What the task requires: Return the material exactly as supplied, apart from the pictures, which are omitted.

Provided material:

= = = = =

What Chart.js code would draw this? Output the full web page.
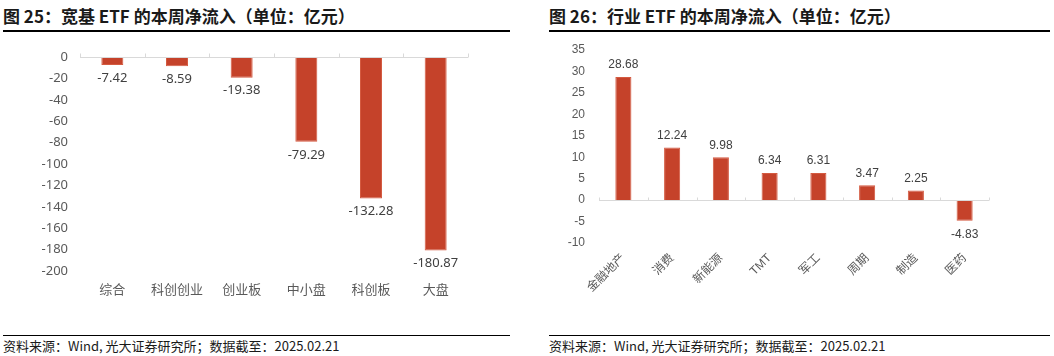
<!DOCTYPE html>
<html>
<head>
<meta charset="utf-8">
<script src="https://cdn.jsdelivr.net/npm/chart.js@4.4.1/dist/chart.umd.min.js"></script>
<style>
  html, body { margin:0; padding:0; background:#fff; }
  #page { position:relative; width:1054px; height:356px; overflow:hidden; background:#fff; }
  .title { position:absolute; top:5px; font-family:"Noto Sans CJK SC","Noto Sans",sans-serif; font-weight:bold; font-size:17px; color:#1a1a1a; white-space:nowrap; line-height:22px; }
  .rule { position:absolute; height:2px; background:#000; }
  .foot { position:absolute; top:337px; font-family:"Noto Sans CJK SC","Noto Sans",sans-serif; font-size:13px; color:#1a1a1a; white-space:nowrap; line-height:17px; }
  .rule2 { position:absolute; height:1px; background:#000; }
  canvas { position:absolute; }
</style>
</head>
<body>
<div id="page">
  <div class="title" style="left:3px;">图 25：宽基 ETF 的本周净流入（单位：亿元）</div>
  <div class="rule" style="left:3px; width:507px; top:30px;"></div>
  <div class="title" style="left:549px;">图 26：行业 ETF 的本周净流入（单位：亿元）</div>
  <div class="rule" style="left:549px; width:501px; top:30px;"></div>
  <div style="position:absolute; left:0; top:40px; width:527px; height:265px;"><canvas id="c1" width="527" height="265"></canvas></div>
  <div style="position:absolute; left:527px; top:40px; width:527px; height:270px;"><canvas id="c2" width="527" height="270"></canvas></div>
  <div class="rule2" style="left:3px; width:507px; top:335px;"></div>
  <div class="rule2" style="left:549px; width:501px; top:335px;"></div>
  <div class="foot" style="left:3px;">资料来源：Wind, 光大证券研究所；数据截至：2025.02.21</div>
  <div class="foot" style="left:549px;">资料来源：Wind, 光大证券研究所；数据截至：2025.02.21</div>
</div>
<script>
// ---- data ----
const broadCategories = ['综合', '科创创业', '创业板', '中小盘', '科创板', '大盘'];
const broadValues = [-7.42, -8.59, -19.38, -79.29, -132.28, -180.87];
const broadTicks = { min: -200, max: 0, step: 20 };

const sectorCategories = ['金融地产', '消费', '新能源', 'TMT', '军工', '周期', '制造', '医药'];
const sectorValues = [28.68, 12.24, 9.98, 6.34, 6.31, 3.47, 2.25, -4.83];
const sectorTicks = { min: -10, max: 35, step: 5 };

const BAR = '#C5422A';
const BAR_EDGE = '#D45A40';
const AXIS = '#D9D9D9';
const TXT = '#595959';

function zeroPad(s) { s.paddingTop = 0; s.paddingBottom = 0; s.paddingLeft = 0; s.paddingRight = 0; }

function axisPlugin(tickUp) {
  return {
    id: 'zeroAxis',
    afterDatasetsDraw(chart) {
      const { ctx, chartArea, scales } = chart;
      const x = scales.x, y = scales.y;
      const y0 = Math.round(y.getPixelForValue(0)) + 0.5;
      ctx.save();
      ctx.strokeStyle = AXIS;
      ctx.lineWidth = 1;
      ctx.beginPath();
      ctx.moveTo(chartArea.left, y0);
      ctx.lineTo(chartArea.right, y0);
      const n = chart.data.labels.length;
      for (let i = 0; i <= n; i++) {
        const px = Math.round(x.getPixelForValue(i - 0.5)) + 0.5;
        ctx.moveTo(px, y0);
        ctx.lineTo(px, y0 - tickUp);
      }
      ctx.stroke();
      ctx.restore();
    }
  };
}

function labelPlugin(font, color, above, below, digits) {
  return {
    id: 'barLabels',
    afterDatasetsDraw(chart) {
      const { ctx } = chart;
      const meta = chart.getDatasetMeta(0);
      const vals = chart.data.datasets[0].data;
      ctx.save();
      ctx.font = font;
      ctx.fillStyle = color;
      ctx.textAlign = 'center';
      ctx.textBaseline = 'middle';
      meta.data.forEach((bar, i) => {
        const v = vals[i];
        const yy = v >= 0 ? bar.y - above : bar.y + below;
        ctx.fillText(v.toFixed(digits), bar.x, yy);
      });
      ctx.restore();
    }
  };
}

// ---- chart 1 ----
new Chart(document.getElementById('c1'), {
  type: 'bar',
  data: {
    labels: broadCategories,
    datasets: [{ data: broadValues, backgroundColor: BAR, borderColor: BAR_EDGE, borderWidth: 1,
      categoryPercentage: 1, barPercentage: 0.34 }]
  },
  options: {
    responsive: false, animation: false,
    layout: { padding: { left: 0, right: 59, top: 17, bottom: 0 } },
    plugins: { legend: { display: false }, tooltip: { enabled: false } },
    scales: {
      x: {
        grid: { display: false, drawTicks: false }, border: { display: false },
        ticks: { color: TXT, padding: 10, font: { family: '"Noto Sans CJK SC", "Noto Sans", sans-serif', size: 13 }, maxRotation: 0 },
        afterFit(s) { s.height = 34; zeroPad(s); }
      },
      y: {
        min: broadTicks.min, max: broadTicks.max,
        grid: { display: false, drawTicks: false }, border: { display: false },
        ticks: { stepSize: broadTicks.step, color: TXT, padding: 12, font: { family: '"Noto Sans", "Noto Sans CJK SC", sans-serif', size: 13 } },
        afterFit(s) { s.width = 80; zeroPad(s); }
      }
    }
  },
  plugins: [axisPlugin(4), labelPlugin('13px "Noto Sans", "Noto Sans CJK SC", sans-serif', '#404040', 12, 13, 2)]
});

// ---- chart 2 ----
new Chart(document.getElementById('c2'), {
  type: 'bar',
  data: {
    labels: sectorCategories,
    datasets: [{ data: sectorValues, backgroundColor: BAR, borderColor: BAR_EDGE, borderWidth: 1,
      categoryPercentage: 1, barPercentage: 0.33 }]
  },
  options: {
    responsive: false, animation: false,
    layout: { padding: { left: 0, right: 65, top: 10, bottom: 0 } },
    plugins: { legend: { display: false }, tooltip: { enabled: false } },
    scales: {
      x: {
        grid: { display: false, drawTicks: false }, border: { display: false },
        ticks: { color: TXT, padding: 8, font: { family: '"Liberation Sans", "Noto Sans CJK SC", sans-serif', size: 12 }, maxRotation: 45, minRotation: 45, autoSkip: false },
        afterFit(s) { s.height = 67; zeroPad(s); }
      },
      y: {
        min: sectorTicks.min, max: sectorTicks.max,
        grid: { display: false, drawTicks: false }, border: { display: false },
        ticks: { stepSize: sectorTicks.step, color: TXT, padding: 14, font: { family: '"Liberation Sans", Arial, sans-serif', size: 12 } },
        afterFit(s) { s.width = 72; zeroPad(s); }
      }
    }
  },
  plugins: [axisPlugin(3), labelPlugin('12px "Liberation Sans", Arial, sans-serif', '#404040', 12, 14, 2)]
});
</script>
</body>
</html>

= = = = =

Final result:
What Chart.js code would draw this? Output the full web page.
<!DOCTYPE html>
<html>
<head>
<meta charset="utf-8">
<script src="https://cdn.jsdelivr.net/npm/chart.js@4.4.1/dist/chart.umd.min.js"></script>
<style>
  html, body { margin:0; padding:0; background:#fff; }
  #page { position:relative; width:1054px; height:356px; overflow:hidden; background:#fff; }
  .title { position:absolute; top:5px; font-family:"Noto Sans CJK SC","Noto Sans",sans-serif; font-weight:bold; font-size:17px; color:#1a1a1a; white-space:nowrap; line-height:22px; }
  .rule { position:absolute; height:2px; background:#000; }
  .foot { position:absolute; top:337px; font-family:"Noto Sans CJK SC","Noto Sans",sans-serif; font-size:13px; color:#1a1a1a; white-space:nowrap; line-height:17px; }
  .rule2 { position:absolute; height:1px; background:#000; }
  canvas { position:absolute; }
</style>
</head>
<body>
<div id="page">
  <div class="title" style="left:3px;">图 25：宽基 ETF 的本周净流入（单位：亿元）</div>
  <div class="rule" style="left:3px; width:507px; top:30px;"></div>
  <div class="title" style="left:549px;">图 26：行业 ETF 的本周净流入（单位：亿元）</div>
  <div class="rule" style="left:549px; width:501px; top:30px;"></div>
  <div style="position:absolute; left:0; top:40px; width:527px; height:265px;"><canvas id="c1" width="527" height="265"></canvas></div>
  <div style="position:absolute; left:527px; top:40px; width:527px; height:270px;"><canvas id="c2" width="527" height="270"></canvas></div>
  <div class="rule2" style="left:3px; width:507px; top:335px;"></div>
  <div class="rule2" style="left:549px; width:501px; top:335px;"></div>
  <div class="foot" style="left:3px;">资料来源：Wind, 光大证券研究所；数据截至：2025.02.21</div>
  <div class="foot" style="left:549px;">资料来源：Wind, 光大证券研究所；数据截至：2025.02.21</div>
</div>
<script>
// ---- data ----
const broadCategories = ['综合', '科创创业', '创业板', '中小盘', '科创板', '大盘'];
const broadValues = [-7.42, -8.59, -19.38, -79.29, -132.28, -180.87];
const broadTicks = { min: -200, max: 0, step: 20 };

const sectorCategories = ['金融地产', '消费', '新能源', 'TMT', '军工', '周期', '制造', '医药'];
const sectorValues = [28.68, 12.24, 9.98, 6.34, 6.31, 3.47, 2.25, -4.83];
const sectorTicks = { min: -10, max: 35, step: 5 };

const BAR = '#C5422A';
const BAR_EDGE = '#D45A40';
const AXIS = '#D9D9D9';
const TXT = '#595959';

function zeroPad(s) { s.paddingTop = 0; s.paddingBottom = 0; s.paddingLeft = 0; s.paddingRight = 0; }

function axisPlugin(tickUp) {
  return {
    id: 'zeroAxis',
    afterDatasetsDraw(chart) {
      const { ctx, chartArea, scales } = chart;
      const x = scales.x, y = scales.y;
      const y0 = Math.round(y.getPixelForValue(0)) + 0.5;
      ctx.save();
      ctx.strokeStyle = AXIS;
      ctx.lineWidth = 1;
      ctx.beginPath();
      ctx.moveTo(chartArea.left, y0);
      ctx.lineTo(chartArea.right, y0);
      const n = chart.data.labels.length;
      for (let i = 0; i <= n; i++) {
        const px = Math.round(x.getPixelForValue(i - 0.5)) + 0.5;
        ctx.moveTo(px, y0);
        ctx.lineTo(px, y0 - tickUp);
      }
      ctx.stroke();
      ctx.restore();
    }
  };
}

function labelPlugin(font, color, above, below, digits) {
  return {
    id: 'barLabels',
    afterDatasetsDraw(chart) {
      const { ctx } = chart;
      const meta = chart.getDatasetMeta(0);
      const vals = chart.data.datasets[0].data;
      ctx.save();
      ctx.font = font;
      ctx.fillStyle = color;
      ctx.textAlign = 'center';
      ctx.textBaseline = 'middle';
      meta.data.forEach((bar, i) => {
        const v = vals[i];
        const yy = v >= 0 ? bar.y - above : bar.y + below;
        ctx.fillText(v.toFixed(digits), bar.x, yy);
      });
      ctx.restore();
    }
  };
}

// ---- chart 1 ----
new Chart(document.getElementById('c1'), {
  type: 'bar',
  data: {
    labels: broadCategories,
    datasets: [{ data: broadValues, backgroundColor: BAR, borderColor: BAR_EDGE, borderWidth: 1,
      categoryPercentage: 1, barPercentage: 0.34 }]
  },
  options: {
    responsive: false, animation: false,
    layout: { padding: { left: 0, right: 59, top: 17, bottom: 0 } },
    plugins: { legend: { display: false }, tooltip: { enabled: false } },
    scales: {
      x: {
        grid: { display: false, drawTicks: false }, border: { display: false },
        ticks: { color: TXT, padding: 10, font: { family: '"Noto Sans CJK SC", "Noto Sans", sans-serif', size: 13 }, maxRotation: 0 },
        afterFit(s) { s.height = 34; zeroPad(s); }
      },
      y: {
        min: broadTicks.min, max: broadTicks.max,
        grid: { display: false, drawTicks: false }, border: { display: false },
        ticks: { stepSize: broadTicks.step, color: TXT, padding: 12, font: { family: '"Noto Sans", "Noto Sans CJK SC", sans-serif', size: 13 } },
        afterFit(s) { s.width = 80; zeroPad(s); }
      }
    }
  },
  plugins: [axisPlugin(4), labelPlugin('13px "Noto Sans", "Noto Sans CJK SC", sans-serif', '#404040', 12, 13, 2)]
});

// ---- chart 2 ----
new Chart(document.getElementById('c2'), {
  type: 'bar',
  data: {
    labels: sectorCategories,
    datasets: [{ data: sectorValues, backgroundColor: BAR, borderColor: BAR_EDGE, borderWidth: 1,
      categoryPercentage: 1, barPercentage: 0.33 }]
  },
  options: {
    responsive: false, animation: false,
    layout: { padding: { left: 0, right: 65, top: 10, bottom: 0 } },
    plugins: { legend: { display: false }, tooltip: { enabled: false } },
    scales: {
      x: {
        grid: { display: false, drawTicks: false }, border: { display: false },
        ticks: { color: TXT, padding: 8, font: { family: '"Liberation Sans", "Noto Sans CJK SC", sans-serif', size: 12 }, maxRotation: 45, minRotation: 45, autoSkip: false },
        afterFit(s) { s.height = 67; zeroPad(s); }
      },
      y: {
        min: sectorTicks.min, max: sectorTicks.max,
        grid: { display: false, drawTicks: false }, border: { display: false },
        ticks: { stepSize: sectorTicks.step, color: TXT, padding: 14, font: { family: '"Liberation Sans", Arial, sans-serif', size: 12 } },
        afterFit(s) { s.width = 72; zeroPad(s); }
      }
    }
  },
  plugins: [axisPlugin(3), labelPlugin('12px "Liberation Sans", Arial, sans-serif', '#404040', 12, 14, 2)]
});
</script>
</body>
</html>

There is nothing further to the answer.